◆ **Request**
Starting at the first line of the listing below, repeat each line exactly until the line containing "import pandas as pd", which you include. Leave out pictures.

--- Begin Information shown ---

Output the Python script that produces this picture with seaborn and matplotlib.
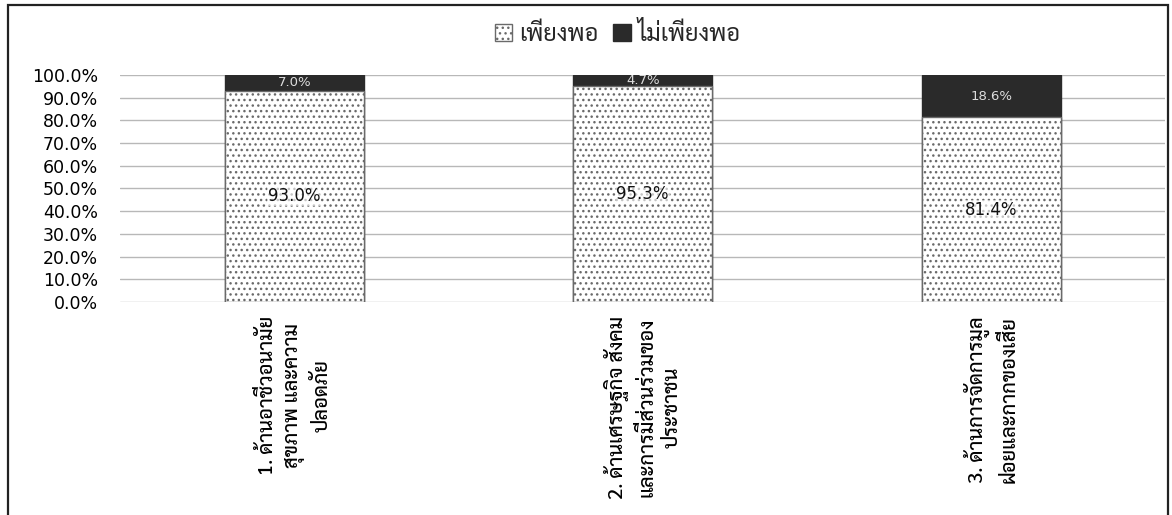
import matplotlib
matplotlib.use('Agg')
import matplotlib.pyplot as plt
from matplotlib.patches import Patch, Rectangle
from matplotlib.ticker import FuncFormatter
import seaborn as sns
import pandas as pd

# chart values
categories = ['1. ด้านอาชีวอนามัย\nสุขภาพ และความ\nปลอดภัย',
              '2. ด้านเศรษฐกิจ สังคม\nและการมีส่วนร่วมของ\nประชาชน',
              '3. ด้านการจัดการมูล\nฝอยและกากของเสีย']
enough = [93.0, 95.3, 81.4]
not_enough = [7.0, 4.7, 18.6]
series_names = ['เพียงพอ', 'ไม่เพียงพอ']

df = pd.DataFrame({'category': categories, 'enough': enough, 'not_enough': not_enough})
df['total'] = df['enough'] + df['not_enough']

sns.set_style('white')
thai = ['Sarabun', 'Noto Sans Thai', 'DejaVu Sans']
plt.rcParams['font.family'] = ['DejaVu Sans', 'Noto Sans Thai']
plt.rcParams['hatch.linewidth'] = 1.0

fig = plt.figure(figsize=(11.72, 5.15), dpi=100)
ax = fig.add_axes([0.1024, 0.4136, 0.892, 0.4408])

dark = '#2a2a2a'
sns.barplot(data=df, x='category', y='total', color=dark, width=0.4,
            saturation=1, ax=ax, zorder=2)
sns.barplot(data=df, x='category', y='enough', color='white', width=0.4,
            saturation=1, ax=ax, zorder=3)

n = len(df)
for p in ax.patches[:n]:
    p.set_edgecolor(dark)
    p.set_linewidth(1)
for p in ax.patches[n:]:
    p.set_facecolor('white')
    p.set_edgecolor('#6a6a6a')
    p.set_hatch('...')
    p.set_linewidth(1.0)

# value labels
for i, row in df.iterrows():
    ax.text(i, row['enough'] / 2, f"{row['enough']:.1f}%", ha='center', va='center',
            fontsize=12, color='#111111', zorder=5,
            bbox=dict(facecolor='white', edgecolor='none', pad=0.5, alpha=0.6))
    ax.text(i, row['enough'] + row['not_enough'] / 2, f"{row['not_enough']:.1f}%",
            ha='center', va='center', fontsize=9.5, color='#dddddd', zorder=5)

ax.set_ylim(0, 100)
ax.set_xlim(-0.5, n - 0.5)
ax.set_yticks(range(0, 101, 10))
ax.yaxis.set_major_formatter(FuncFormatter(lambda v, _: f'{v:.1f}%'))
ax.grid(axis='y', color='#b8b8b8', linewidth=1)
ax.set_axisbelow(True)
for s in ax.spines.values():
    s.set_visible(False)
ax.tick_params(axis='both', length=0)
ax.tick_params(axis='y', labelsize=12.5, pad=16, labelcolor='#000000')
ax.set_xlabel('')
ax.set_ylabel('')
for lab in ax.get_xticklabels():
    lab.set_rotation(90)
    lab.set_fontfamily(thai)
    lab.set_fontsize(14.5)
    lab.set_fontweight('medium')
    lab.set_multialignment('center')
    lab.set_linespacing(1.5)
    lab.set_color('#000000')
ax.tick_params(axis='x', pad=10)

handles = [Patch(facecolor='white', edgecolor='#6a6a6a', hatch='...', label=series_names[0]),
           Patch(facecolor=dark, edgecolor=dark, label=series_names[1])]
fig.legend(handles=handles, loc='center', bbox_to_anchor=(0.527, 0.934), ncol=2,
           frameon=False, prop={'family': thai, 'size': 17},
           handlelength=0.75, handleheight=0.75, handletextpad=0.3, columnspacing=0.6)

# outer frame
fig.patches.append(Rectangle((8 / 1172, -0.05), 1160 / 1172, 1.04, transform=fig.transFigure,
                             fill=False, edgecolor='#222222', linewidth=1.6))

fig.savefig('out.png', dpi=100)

--- End Information shown ---

◆ **Worked solution**
Output the Python script that produces this picture with seaborn and matplotlib.
import matplotlib
matplotlib.use('Agg')
import matplotlib.pyplot as plt
from matplotlib.patches import Patch, Rectangle
from matplotlib.ticker import FuncFormatter
import seaborn as sns
import pandas as pd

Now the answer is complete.